PIG-5362: Parameter substitution of shell cmd results doesn't handle backslash addendum (szita)

git-svn-id: https://svn.apache.org/repos/asf/pig/trunk@1876880 13f79535-47bb-0310-9956-ffa450edef68
diff --git a/CHANGES.txt b/CHANGES.txt
index d2d2442..e55dcf2 100644
--- a/CHANGES.txt
+++ b/CHANGES.txt
@@ -100,6 +100,8 @@
  
 BUG FIXES
 
+PIG-5362: Parameter substitution of shell cmd results doesn't handle backslash addendum (szita)
+
 PIG-5395: Pig build is failing due to maven repo access point change (szita)
 
 PIG-5375: NullPointerException for multi-level self unions with Tez UnionOptimizer (knoguchi)

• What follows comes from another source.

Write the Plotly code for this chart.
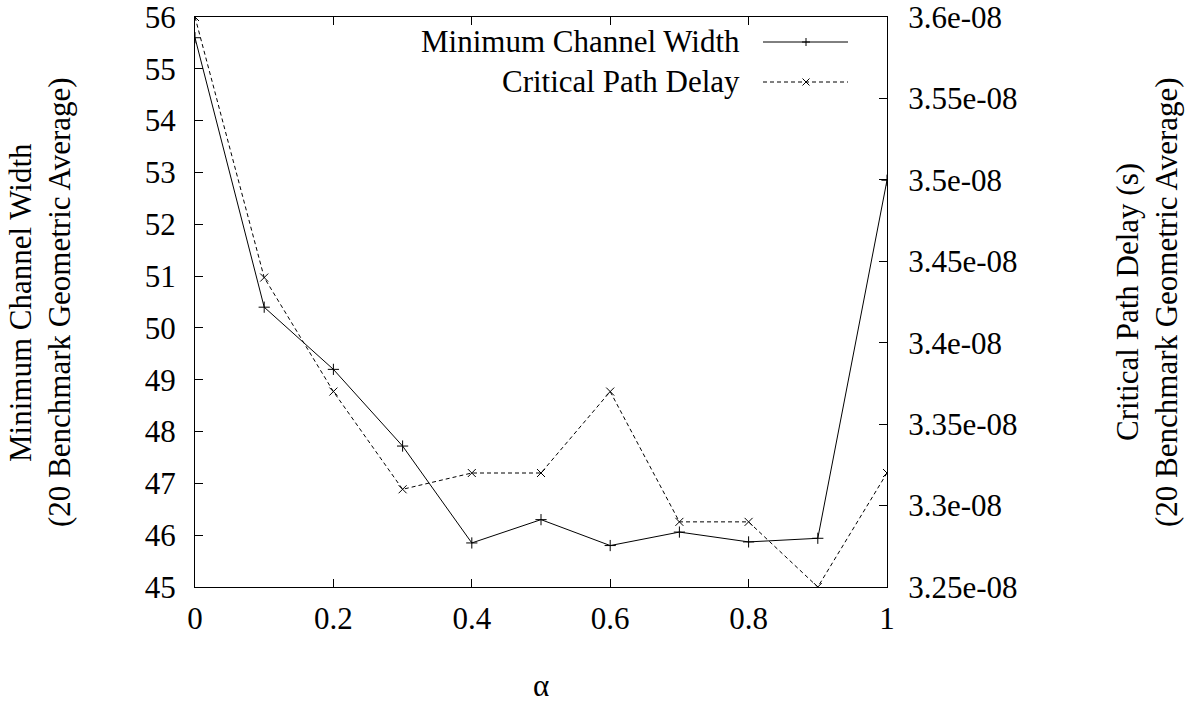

diff --git a/src/org/apache/pig/tools/parameters/ParamLoader.jj b/src/org/apache/pig/tools/parameters/ParamLoader.jj
index 36b4620..d8e1736 100644
--- a/src/org/apache/pig/tools/parameters/ParamLoader.jj
+++ b/src/org/apache/pig/tools/parameters/ParamLoader.jj
@@ -43,16 +43,6 @@
     public void setContext(PreprocessorContext pc) {
         this.pc = pc;
     }
-
-    private static String unquote(String s)
-    {
-        if (s.charAt(0) == '\'' && s.charAt(s.length()-1) == '\'')
-            return s.substring(1, s.length()-1);
-        else if (s.charAt(0) == '"' && s.charAt(s.length()-1) == '"')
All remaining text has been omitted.